Instructions for the task:
Locate and copy each line in the data that contains the word "this".

##########

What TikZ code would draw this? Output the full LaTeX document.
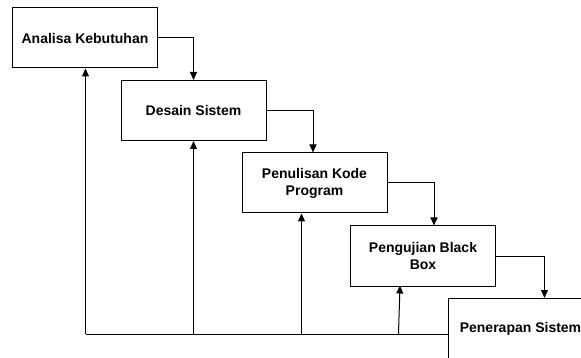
\documentclass[tikz,border=0pt]{standalone}
\usepackage{fontspec}
\setmainfont{Liberation Sans}
\usetikzlibrary{arrows.meta}
\begin{document}
\begin{tikzpicture}[x=1pt,y=-1pt,
  stage/.style={draw=black,line width=1pt,fill=white,anchor=north west,
    minimum width=145pt,minimum height=60pt,inner sep=0pt,align=center,
    font=\fontsize{14}{17}\selectfont\bfseries},
  flow/.style={draw=black,line width=1pt,-{Triangle[length=8pt,width=7pt]}},
  link/.style={draw=black,line width=1pt}]
\clip (0,0) rectangle (581,358);
\fill[white] (0,0) rectangle (581,358);
\node[stage] (s1) at (12,7.5) {Analisa Kebutuhan};
\node[stage] (s2) at (120.5,80) {Desain Sistem};
\node[stage] (s3) at (241.5,152.5) {Penulisan Kode\\Program};
\node[stage] (s4) at (350,225.5) {Pengujian Black\\Box};
\node[stage] (s5) at (447.5,298) {Penerapan Sistem};
% forward flow: each stage drops into the next one
\coordinate (d2) at (313,152.5);
\coordinate (d3) at (434,225.5);
\coordinate (d4) at (544.5,298);
\draw[flow] (s1.east) -| (s2.north);
\draw[flow] (s2.east) -| (d2);
\draw[flow] (s3.east) -| (d3);
\draw[flow] (s4.east) -| (d4);
% feedback bus along the bottom
\coordinate (b0) at (85.5,334);
\coordinate (b1) at (193.5,334);
\coordinate (b2) at (301.5,334);
\coordinate (b3) at (398.5,334);
\coordinate (t3) at (400,285.5);
\draw[link] (s5.west |- b0) -- (b0);
\draw[flow] (b0) -- (b0 |- s1.south);
\draw[flow] (b1) -- (b1 |- s2.south);
\draw[flow] (b2) -- (b2 |- s3.south);
\draw[flow] (b3) -- (t3);
\end{tikzpicture}
\end{document}
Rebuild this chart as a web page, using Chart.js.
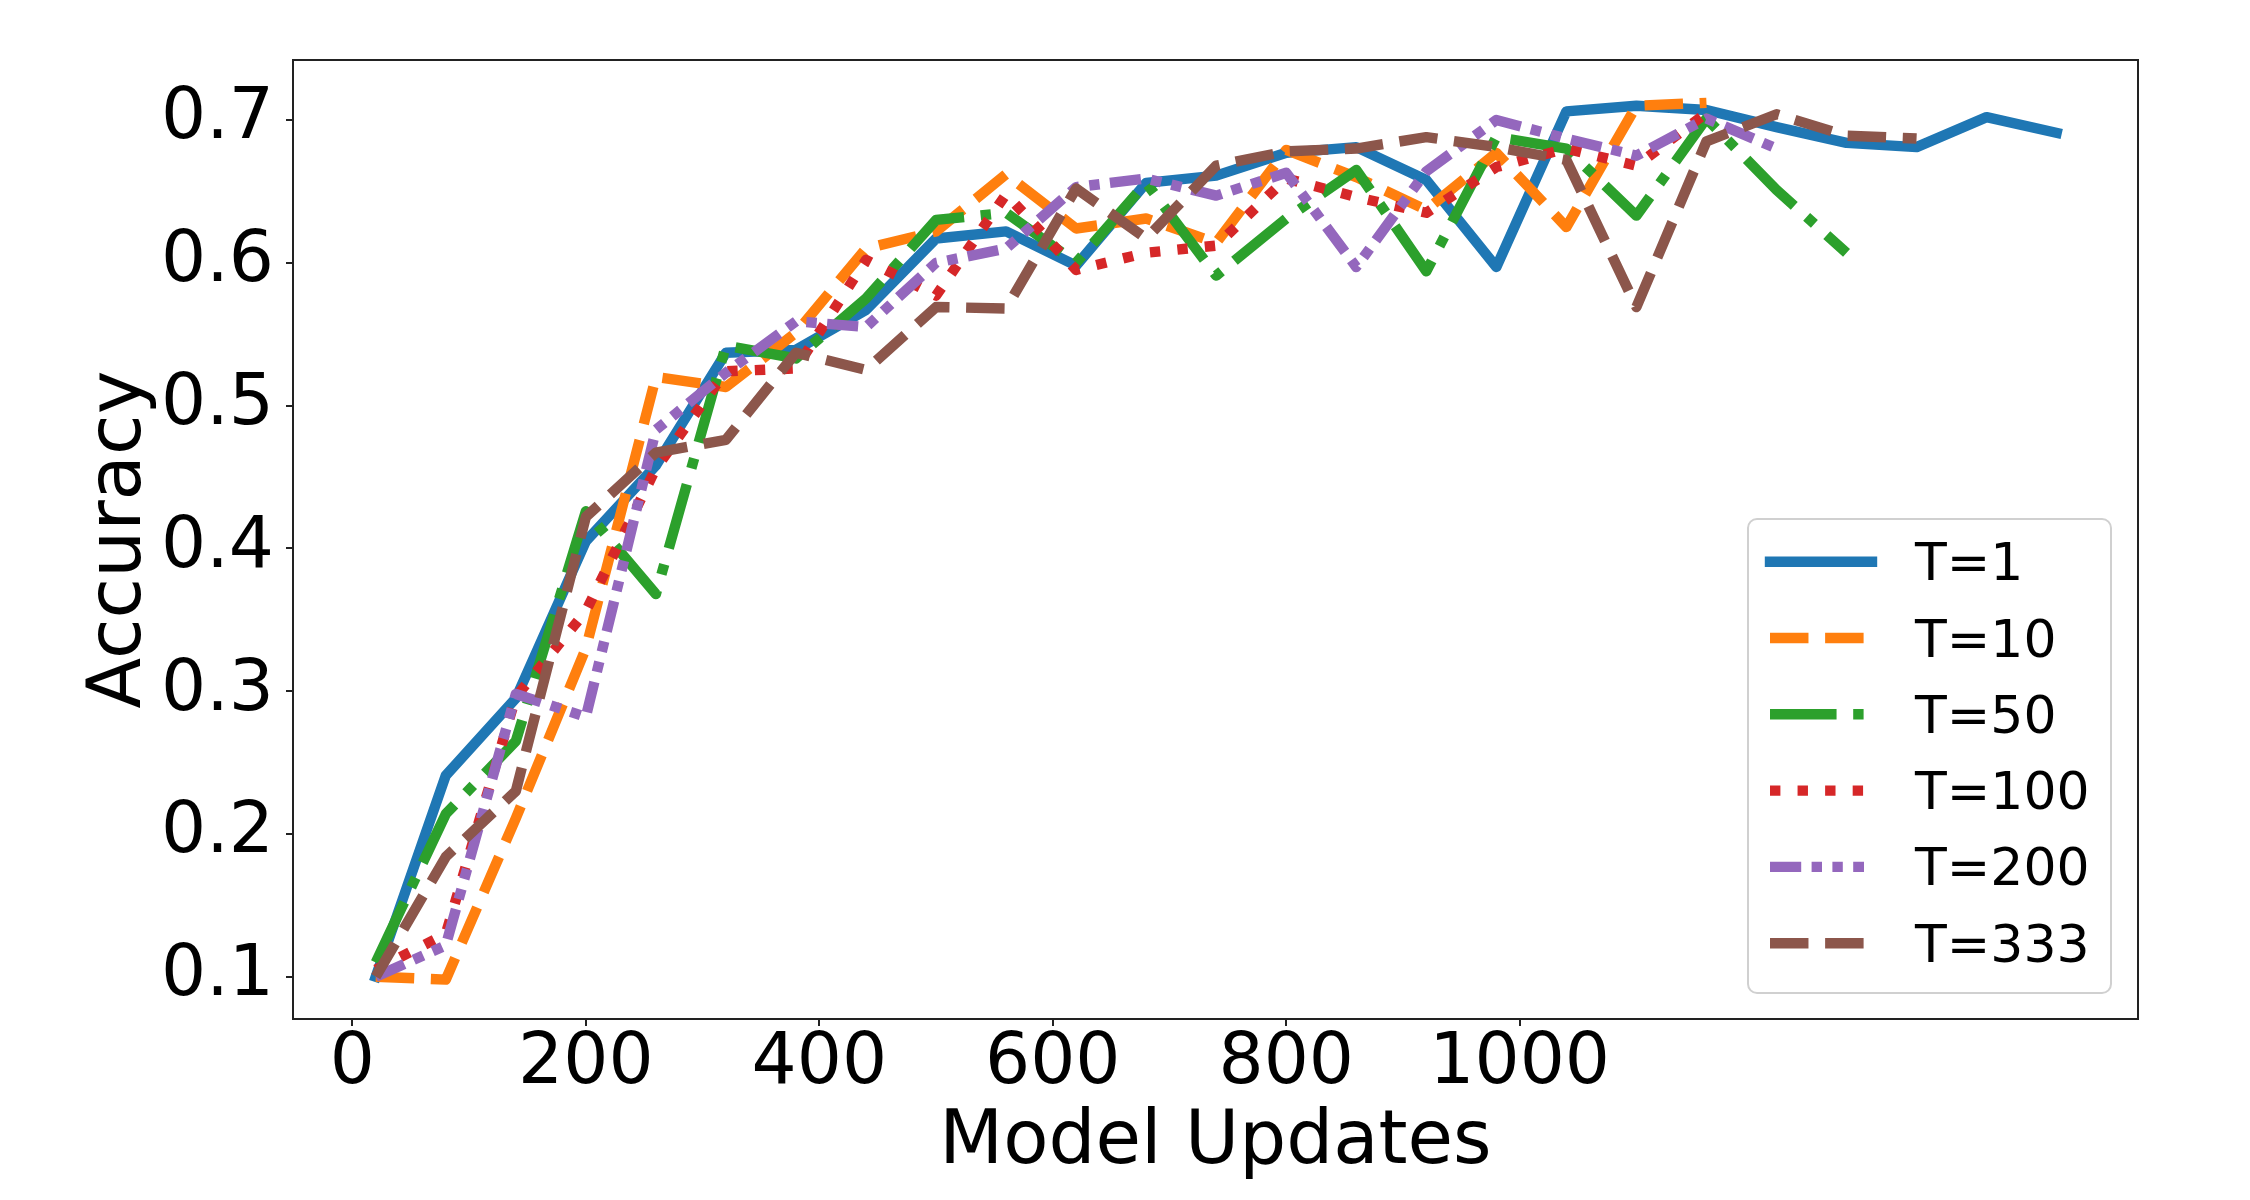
<!DOCTYPE html>
<html>
<head>
<meta charset="utf-8">
<script src="https://cdn.jsdelivr.net/npm/chart.js@4.4.1/dist/chart.umd.min.js"></script>
<style>
html,body{margin:0;padding:0;background:#ffffff;}
#wrap{position:relative;width:2250px;height:1200px;}
</style>
</head>
<body>
<div id="wrap"><canvas id="c" width="2250" height="1200"></canvas></div>
<script>
// ---- data ----
const updates = [20, 80, 140, 200, 260, 320, 380, 440, 500, 560, 620, 680, 740, 800, 860, 920, 980, 1040, 1100, 1160, 1220, 1280, 1340, 1400, 1460];
const seriesLabels = ['T=1', 'T=10', 'T=50', 'T=100', 'T=200', 'T=333'];
const accT1   = [0.100, 0.241, 0.295, 0.405, 0.458, 0.537, 0.539, 0.567, 0.617, 0.622, 0.598, 0.656, 0.661, 0.677, 0.681, 0.658, 0.597, 0.706, 0.710, 0.707, 0.695, 0.684, 0.681, 0.702, 0.691];
const accT10  = [0.100, 0.098, 0.211, 0.330, 0.520, 0.513, 0.551, 0.610, 0.622, 0.662, 0.624, 0.631, 0.614, 0.679, 0.660, 0.637, 0.677, 0.625, 0.710, 0.712];
const accT50  = [0.110, 0.214, 0.265, 0.426, 0.368, 0.542, 0.533, 0.575, 0.630, 0.635, 0.600, 0.656, 0.591, 0.631, 0.665, 0.594, 0.688, 0.680, 0.633, 0.701, 0.651, 0.607];
const accT100 = [0.105, 0.130, 0.296, 0.356, 0.456, 0.524, 0.526, 0.602, 0.577, 0.648, 0.595, 0.607, 0.612, 0.659, 0.646, 0.635, 0.667, 0.680, 0.668, 0.705];
const accT200 = [0.100, 0.122, 0.298, 0.282, 0.483, 0.523, 0.559, 0.555, 0.600, 0.610, 0.653, 0.659, 0.647, 0.663, 0.597, 0.664, 0.700, 0.687, 0.675, 0.701, 0.680];
const accT333 = [0.100, 0.184, 0.230, 0.422, 0.467, 0.476, 0.537, 0.525, 0.569, 0.568, 0.652, 0.617, 0.668, 0.678, 0.680, 0.688, 0.681, 0.672, 0.569, 0.685, 0.704, 0.689, 0.687];
const xTickValues = [0, 200, 400, 600, 800, 1000];
const yTickValues = [0.1, 0.2, 0.3, 0.4, 0.5, 0.6, 0.7];

// ---- styles ----
const LW = 10.4;
const colors = ['#1f77b4', '#ff7f0e', '#2ca02c', '#d62728', '#9467bd', '#8c564b'];
const dashes = [
  [],
  [3.7 * LW, 1.6 * LW],
  [6.4 * LW, 1.6 * LW, 1.0 * LW, 1.6 * LW],
  [1.0 * LW, 1.65 * LW],
  [3 * LW, 1 * LW, 1 * LW, 1 * LW, 1 * LW, 1 * LW],
  [3.7 * LW, 1.6 * LW]
];
const seriesValues = [accT1, accT10, accT50, accT100, accT200, accT333];

const datasets = seriesValues.map((vals, i) => ({
  label: seriesLabels[i],
  data: vals.map((v, k) => ({ x: updates[k], y: v })),
  borderColor: colors[i],
  backgroundColor: colors[i],
  borderWidth: LW,
  borderDash: dashes[i],
  borderCapStyle: i === 0 ? 'square' : 'butt',
  borderJoinStyle: 'round',
  pointRadius: 0,
  pointHoverRadius: 0,
  fill: false,
  tension: 0,
  order: seriesValues.length - i
}));

const FONT = "'DejaVu Sans', 'Liberation Sans', sans-serif";

const framePlugin = {
  id: 'frame',
  afterDatasetsDraw(chart) {
    const { ctx, chartArea: a } = chart;
    ctx.save();
    ctx.strokeStyle = '#222222';
    ctx.lineWidth = 2;
    ctx.beginPath();
    ctx.moveTo(a.left, a.top);
    ctx.lineTo(a.right, a.top);
    ctx.lineTo(a.right, a.bottom);
    ctx.stroke();
    ctx.restore();
  }
};

const legendPlugin = {
  id: 'innerLegend',
  afterDraw(chart) {
    const { ctx } = chart;
    const box = { x: 1748, y: 519, w: 363, h: 474, r: 9 };
    ctx.save();
    ctx.beginPath();
    ctx.roundRect(box.x, box.y, box.w, box.h, box.r);
    ctx.fillStyle = 'rgba(255,255,255,0.8)';
    ctx.fill();
    ctx.strokeStyle = '#d0d0d0';
    ctx.lineWidth = 2;
    ctx.stroke();
    const rowH = 76.3;
    chart.data.datasets.forEach((ds, i) => {
      const cy = 561.7 + rowH * i;
      ctx.beginPath();
      ctx.strokeStyle = ds.borderColor;
      ctx.lineWidth = ds.borderWidth;
      ctx.setLineDash(ds.borderDash);
      ctx.lineCap = ds.borderCapStyle;
      ctx.moveTo(1770, cy);
      ctx.lineTo(i === 0 ? 1872 : 1864, cy);
      ctx.stroke();
      ctx.setLineDash([]);
      ctx.fillStyle = '#000000';
      ctx.font = '52px ' + FONT;
      ctx.textAlign = 'left';
      ctx.textBaseline = 'alphabetic';
      ctx.fillText(ds.label, 1915, cy + 18.5);
    });
    ctx.restore();
  }
};

new Chart(document.getElementById('c'), {
  type: 'line',
  data: { datasets },
  options: {
    responsive: false,
    animation: false,
    devicePixelRatio: 1,
    layout: { padding: { top: 60, right: 112, left: 0, bottom: 0 } },
    plugins: { legend: { display: false }, tooltip: { enabled: false } },
    scales: {
      x: {
        type: 'linear',
        min: -50.9,
        max: 1529.7,
        afterBuildTicks(scale) { scale.ticks = xTickValues.map(v => ({ value: v })); },
        afterFit(scale) { scale.height = 181; },
        ticks: {
          autoSkip: false, maxRotation: 0, minRotation: 0,
          color: '#000000',
          padding: 3,
          font: { family: FONT, size: 71, lineHeight: 1 },
          callback: v => String(v)
        },
        grid: { display: true, drawOnChartArea: false, drawTicks: true, tickLength: 7, lineWidth: 2, color: '#222222' },
        border: { display: true, color: '#222222', width: 2 },
        title: { display: true, text: 'Model Updates', color: '#000000', font: { family: FONT, size: 74 }, padding: { top: 0, bottom: 12 } }
      },
      y: {
        type: 'linear',
        min: 0.0704,
        max: 0.742,
        afterBuildTicks(scale) { scale.ticks = yTickValues.map(v => ({ value: v })); },
        afterFit(scale) { scale.width = 293; },
        ticks: {
          color: '#000000',
          padding: 12,
          font: { family: FONT, size: 71 },
          callback: v => Number(v).toFixed(1)
        },
        grid: { display: true, drawOnChartArea: false, drawTicks: true, tickLength: 7, lineWidth: 2, color: '#222222' },
        border: { display: true, color: '#222222', width: 2 },
        title: { display: true, text: 'Accuracy', color: '#000000', font: { family: FONT, size: 74 }, padding: { top: 76, bottom: 0 } }
      }
    }
  },
  plugins: [framePlugin, legendPlugin]
});
</script>
</body>
</html>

##########

Correct result:
What TikZ code would draw this? Output the full LaTeX document.
Rebuild this chart as a web page, using Chart.js.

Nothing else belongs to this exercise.